▶ **Collected data**
===============

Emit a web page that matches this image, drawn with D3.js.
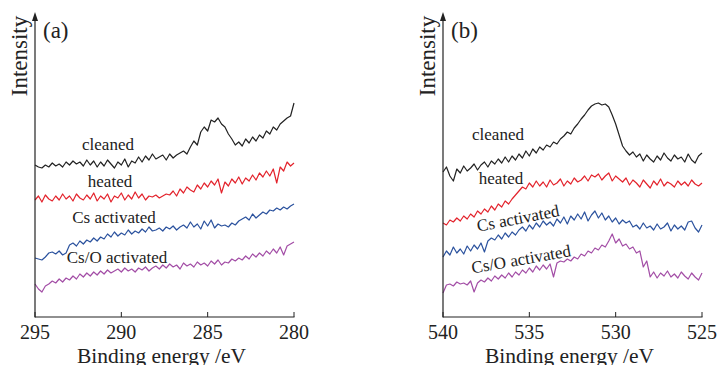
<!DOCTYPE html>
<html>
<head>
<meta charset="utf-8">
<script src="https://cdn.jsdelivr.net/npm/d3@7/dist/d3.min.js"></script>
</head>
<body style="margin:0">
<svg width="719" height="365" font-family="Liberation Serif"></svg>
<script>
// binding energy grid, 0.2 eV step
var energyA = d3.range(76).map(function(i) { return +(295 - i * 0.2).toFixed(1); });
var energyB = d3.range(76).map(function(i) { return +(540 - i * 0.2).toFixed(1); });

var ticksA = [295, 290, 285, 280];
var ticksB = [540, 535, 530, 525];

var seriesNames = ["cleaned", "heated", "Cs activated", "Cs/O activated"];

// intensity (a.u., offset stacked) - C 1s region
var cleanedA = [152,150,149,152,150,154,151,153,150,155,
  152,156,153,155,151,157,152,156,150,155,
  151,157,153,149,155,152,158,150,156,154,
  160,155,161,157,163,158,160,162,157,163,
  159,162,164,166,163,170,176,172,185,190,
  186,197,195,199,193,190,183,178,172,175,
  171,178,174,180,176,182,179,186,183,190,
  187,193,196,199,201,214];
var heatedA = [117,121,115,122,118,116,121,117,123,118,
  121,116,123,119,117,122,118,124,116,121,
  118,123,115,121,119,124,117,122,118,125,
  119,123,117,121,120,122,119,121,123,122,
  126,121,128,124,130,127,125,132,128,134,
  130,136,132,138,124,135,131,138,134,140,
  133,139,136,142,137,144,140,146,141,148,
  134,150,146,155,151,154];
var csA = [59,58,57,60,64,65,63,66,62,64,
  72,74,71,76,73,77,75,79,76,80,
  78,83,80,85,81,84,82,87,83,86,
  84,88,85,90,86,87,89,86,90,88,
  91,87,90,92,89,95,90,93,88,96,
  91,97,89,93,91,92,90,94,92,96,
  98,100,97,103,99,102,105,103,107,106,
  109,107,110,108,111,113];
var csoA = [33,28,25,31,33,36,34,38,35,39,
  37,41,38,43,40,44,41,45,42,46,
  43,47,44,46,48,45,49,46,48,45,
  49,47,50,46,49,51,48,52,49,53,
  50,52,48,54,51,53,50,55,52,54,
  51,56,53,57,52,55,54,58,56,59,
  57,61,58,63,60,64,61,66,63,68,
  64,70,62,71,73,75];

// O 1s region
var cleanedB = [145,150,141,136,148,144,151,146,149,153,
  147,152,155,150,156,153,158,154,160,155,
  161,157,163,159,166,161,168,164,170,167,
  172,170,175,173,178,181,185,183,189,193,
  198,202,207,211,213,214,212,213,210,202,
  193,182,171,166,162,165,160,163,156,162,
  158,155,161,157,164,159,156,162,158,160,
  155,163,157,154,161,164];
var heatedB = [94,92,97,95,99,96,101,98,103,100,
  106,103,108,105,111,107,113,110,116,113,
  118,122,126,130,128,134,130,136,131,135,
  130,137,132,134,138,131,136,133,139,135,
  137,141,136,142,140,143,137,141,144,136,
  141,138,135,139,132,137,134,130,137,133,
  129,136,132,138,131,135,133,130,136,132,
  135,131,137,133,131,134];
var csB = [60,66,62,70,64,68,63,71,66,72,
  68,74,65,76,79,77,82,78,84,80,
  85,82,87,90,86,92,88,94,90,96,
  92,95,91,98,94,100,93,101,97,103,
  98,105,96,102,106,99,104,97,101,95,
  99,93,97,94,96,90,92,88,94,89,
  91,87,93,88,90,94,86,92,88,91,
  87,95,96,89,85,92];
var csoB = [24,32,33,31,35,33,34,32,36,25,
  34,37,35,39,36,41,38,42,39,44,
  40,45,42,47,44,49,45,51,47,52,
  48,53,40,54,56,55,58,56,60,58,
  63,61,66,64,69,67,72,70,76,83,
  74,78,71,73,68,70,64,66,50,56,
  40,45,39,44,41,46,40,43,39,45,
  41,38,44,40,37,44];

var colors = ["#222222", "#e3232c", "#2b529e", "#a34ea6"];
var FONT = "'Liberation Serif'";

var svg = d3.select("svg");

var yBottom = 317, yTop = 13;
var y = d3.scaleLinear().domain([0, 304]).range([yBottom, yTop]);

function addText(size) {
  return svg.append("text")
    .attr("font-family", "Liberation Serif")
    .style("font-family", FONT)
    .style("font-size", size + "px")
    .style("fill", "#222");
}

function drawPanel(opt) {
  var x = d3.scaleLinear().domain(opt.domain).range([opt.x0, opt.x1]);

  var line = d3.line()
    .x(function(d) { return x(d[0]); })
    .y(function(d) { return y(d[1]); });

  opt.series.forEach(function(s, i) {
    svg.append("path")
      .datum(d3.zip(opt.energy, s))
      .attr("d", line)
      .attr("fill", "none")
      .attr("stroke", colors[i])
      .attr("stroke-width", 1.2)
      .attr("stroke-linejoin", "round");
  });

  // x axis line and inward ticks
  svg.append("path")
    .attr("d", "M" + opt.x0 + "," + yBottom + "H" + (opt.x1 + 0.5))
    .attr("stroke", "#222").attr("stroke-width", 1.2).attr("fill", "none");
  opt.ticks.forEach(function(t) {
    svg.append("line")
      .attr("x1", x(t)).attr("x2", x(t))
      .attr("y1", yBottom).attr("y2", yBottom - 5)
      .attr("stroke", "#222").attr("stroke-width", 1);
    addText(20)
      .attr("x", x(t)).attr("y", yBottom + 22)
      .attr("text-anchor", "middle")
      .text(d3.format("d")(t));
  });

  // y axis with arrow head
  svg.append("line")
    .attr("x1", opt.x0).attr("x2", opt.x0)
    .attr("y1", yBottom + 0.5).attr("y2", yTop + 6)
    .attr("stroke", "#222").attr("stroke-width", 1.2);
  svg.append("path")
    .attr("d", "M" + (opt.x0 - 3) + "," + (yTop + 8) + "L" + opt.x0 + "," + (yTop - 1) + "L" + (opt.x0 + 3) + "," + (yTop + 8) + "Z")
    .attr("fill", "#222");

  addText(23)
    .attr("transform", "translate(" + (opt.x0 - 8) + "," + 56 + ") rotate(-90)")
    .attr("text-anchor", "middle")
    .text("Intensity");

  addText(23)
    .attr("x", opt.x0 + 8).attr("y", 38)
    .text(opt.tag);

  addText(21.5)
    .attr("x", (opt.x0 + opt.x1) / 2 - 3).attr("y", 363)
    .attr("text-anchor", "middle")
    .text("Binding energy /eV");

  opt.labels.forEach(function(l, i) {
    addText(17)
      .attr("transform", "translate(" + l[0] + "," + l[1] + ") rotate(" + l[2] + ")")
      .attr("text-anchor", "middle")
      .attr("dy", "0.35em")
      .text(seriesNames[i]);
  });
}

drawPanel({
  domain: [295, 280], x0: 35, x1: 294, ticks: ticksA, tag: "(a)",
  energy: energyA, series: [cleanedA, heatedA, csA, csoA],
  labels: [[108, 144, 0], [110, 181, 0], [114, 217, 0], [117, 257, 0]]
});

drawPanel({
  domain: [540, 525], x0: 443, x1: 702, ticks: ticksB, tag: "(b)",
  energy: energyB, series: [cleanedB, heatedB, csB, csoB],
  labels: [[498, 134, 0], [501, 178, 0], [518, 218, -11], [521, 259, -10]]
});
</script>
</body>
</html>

===============

▶ **Exercise aim**
Set the listing down in full and exactly. Pictures within it should not appear in the copy.

▶ **Correct response**
Emit a web page that matches this image, drawn with D3.js.
<!DOCTYPE html>
<html>
<head>
<meta charset="utf-8">
<script src="https://cdn.jsdelivr.net/npm/d3@7/dist/d3.min.js"></script>
</head>
<body style="margin:0">
<svg width="719" height="365" font-family="Liberation Serif"></svg>
<script>
// binding energy grid, 0.2 eV step
var energyA = d3.range(76).map(function(i) { return +(295 - i * 0.2).toFixed(1); });
var energyB = d3.range(76).map(function(i) { return +(540 - i * 0.2).toFixed(1); });

var ticksA = [295, 290, 285, 280];
var ticksB = [540, 535, 530, 525];

var seriesNames = ["cleaned", "heated", "Cs activated", "Cs/O activated"];

// intensity (a.u., offset stacked) - C 1s region
var cleanedA = [152,150,149,152,150,154,151,153,150,155,
  152,156,153,155,151,157,152,156,150,155,
  151,157,153,149,155,152,158,150,156,154,
  160,155,161,157,163,158,160,162,157,163,
  159,162,164,166,163,170,176,172,185,190,
  186,197,195,199,193,190,183,178,172,175,
  171,178,174,180,176,182,179,186,183,190,
  187,193,196,199,201,214];
var heatedA = [117,121,115,122,118,116,121,117,123,118,
  121,116,123,119,117,122,118,124,116,121,
  118,123,115,121,119,124,117,122,118,125,
  119,123,117,121,120,122,119,121,123,122,
  126,121,128,124,130,127,125,132,128,134,
  130,136,132,138,124,135,131,138,134,140,
  133,139,136,142,137,144,140,146,141,148,
  134,150,146,155,151,154];
var csA = [59,58,57,60,64,65,63,66,62,64,
  72,74,71,76,73,77,75,79,76,80,
  78,83,80,85,81,84,82,87,83,86,
  84,88,85,90,86,87,89,86,90,88,
  91,87,90,92,89,95,90,93,88,96,
  91,97,89,93,91,92,90,94,92,96,
  98,100,97,103,99,102,105,103,107,106,
  109,107,110,108,111,113];
var csoA = [33,28,25,31,33,36,34,38,35,39,
  37,41,38,43,40,44,41,45,42,46,
  43,47,44,46,48,45,49,46,48,45,
  49,47,50,46,49,51,48,52,49,53,
  50,52,48,54,51,53,50,55,52,54,
  51,56,53,57,52,55,54,58,56,59,
  57,61,58,63,60,64,61,66,63,68,
  64,70,62,71,73,75];

// O 1s region
var cleanedB = [145,150,141,136,148,144,151,146,149,153,
  147,152,155,150,156,153,158,154,160,155,
  161,157,163,159,166,161,168,164,170,167,
  172,170,175,173,178,181,185,183,189,193,
  198,202,207,211,213,214,212,213,210,202,
  193,182,171,166,162,165,160,163,156,162,
  158,155,161,157,164,159,156,162,158,160,
  155,163,157,154,161,164];
var heatedB = [94,92,97,95,99,96,101,98,103,100,
  106,103,108,105,111,107,113,110,116,113,
  118,122,126,130,128,134,130,136,131,135,
  130,137,132,134,138,131,136,133,139,135,
  137,141,136,142,140,143,137,141,144,136,
  141,138,135,139,132,137,134,130,137,133,
  129,136,132,138,131,135,133,130,136,132,
  135,131,137,133,131,134];
var csB = [60,66,62,70,64,68,63,71,66,72,
  68,74,65,76,79,77,82,78,84,80,
  85,82,87,90,86,92,88,94,90,96,
  92,95,91,98,94,100,93,101,97,103,
  98,105,96,102,106,99,104,97,101,95,
  99,93,97,94,96,90,92,88,94,89,
  91,87,93,88,90,94,86,92,88,91,
  87,95,96,89,85,92];
var csoB = [24,32,33,31,35,33,34,32,36,25,
  34,37,35,39,36,41,38,42,39,44,
  40,45,42,47,44,49,45,51,47,52,
  48,53,40,54,56,55,58,56,60,58,
  63,61,66,64,69,67,72,70,76,83,
  74,78,71,73,68,70,64,66,50,56,
  40,45,39,44,41,46,40,43,39,45,
  41,38,44,40,37,44];

var colors = ["#222222", "#e3232c", "#2b529e", "#a34ea6"];
var FONT = "'Liberation Serif'";

var svg = d3.select("svg");

var yBottom = 317, yTop = 13;
var y = d3.scaleLinear().domain([0, 304]).range([yBottom, yTop]);

function addText(size) {
  return svg.append("text")
    .attr("font-family", "Liberation Serif")
    .style("font-family", FONT)
    .style("font-size", size + "px")
    .style("fill", "#222");
}

function drawPanel(opt) {
  var x = d3.scaleLinear().domain(opt.domain).range([opt.x0, opt.x1]);

  var line = d3.line()
    .x(function(d) { return x(d[0]); })
    .y(function(d) { return y(d[1]); });

  opt.series.forEach(function(s, i) {
    svg.append("path")
      .datum(d3.zip(opt.energy, s))
      .attr("d", line)
      .attr("fill", "none")
      .attr("stroke", colors[i])
      .attr("stroke-width", 1.2)
      .attr("stroke-linejoin", "round");
  });

  // x axis line and inward ticks
  svg.append("path")
    .attr("d", "M" + opt.x0 + "," + yBottom + "H" + (opt.x1 + 0.5))
    .attr("stroke", "#222").attr("stroke-width", 1.2).attr("fill", "none");
  opt.ticks.forEach(function(t) {
    svg.append("line")
      .attr("x1", x(t)).attr("x2", x(t))
      .attr("y1", yBottom).attr("y2", yBottom - 5)
      .attr("stroke", "#222").attr("stroke-width", 1);
    addText(20)
      .attr("x", x(t)).attr("y", yBottom + 22)
      .attr("text-anchor", "middle")
      .text(d3.format("d")(t));
  });

  // y axis with arrow head
  svg.append("line")
    .attr("x1", opt.x0).attr("x2", opt.x0)
    .attr("y1", yBottom + 0.5).attr("y2", yTop + 6)
    .attr("stroke", "#222").attr("stroke-width", 1.2);
  svg.append("path")
    .attr("d", "M" + (opt.x0 - 3) + "," + (yTop + 8) + "L" + opt.x0 + "," + (yTop - 1) + "L" + (opt.x0 + 3) + "," + (yTop + 8) + "Z")
    .attr("fill", "#222");

  addText(23)
    .attr("transform", "translate(" + (opt.x0 - 8) + "," + 56 + ") rotate(-90)")
    .attr("text-anchor", "middle")
    .text("Intensity");

  addText(23)
    .attr("x", opt.x0 + 8).attr("y", 38)
    .text(opt.tag);

  addText(21.5)
    .attr("x", (opt.x0 + opt.x1) / 2 - 3).attr("y", 363)
    .attr("text-anchor", "middle")
    .text("Binding energy /eV");

  opt.labels.forEach(function(l, i) {
    addText(17)
      .attr("transform", "translate(" + l[0] + "," + l[1] + ") rotate(" + l[2] + ")")
      .attr("text-anchor", "middle")
      .attr("dy", "0.35em")
      .text(seriesNames[i]);
  });
}

drawPanel({
  domain: [295, 280], x0: 35, x1: 294, ticks: ticksA, tag: "(a)",
  energy: energyA, series: [cleanedA, heatedA, csA, csoA],
  labels: [[108, 144, 0], [110, 181, 0], [114, 217, 0], [117, 257, 0]]
});

drawPanel({
  domain: [540, 525], x0: 443, x1: 702, ticks: ticksB, tag: "(b)",
  energy: energyB, series: [cleanedB, heatedB, csB, csoB],
  labels: [[498, 134, 0], [501, 178, 0], [518, 218, -11], [521, 259, -10]]
});
</script>
</body>
</html>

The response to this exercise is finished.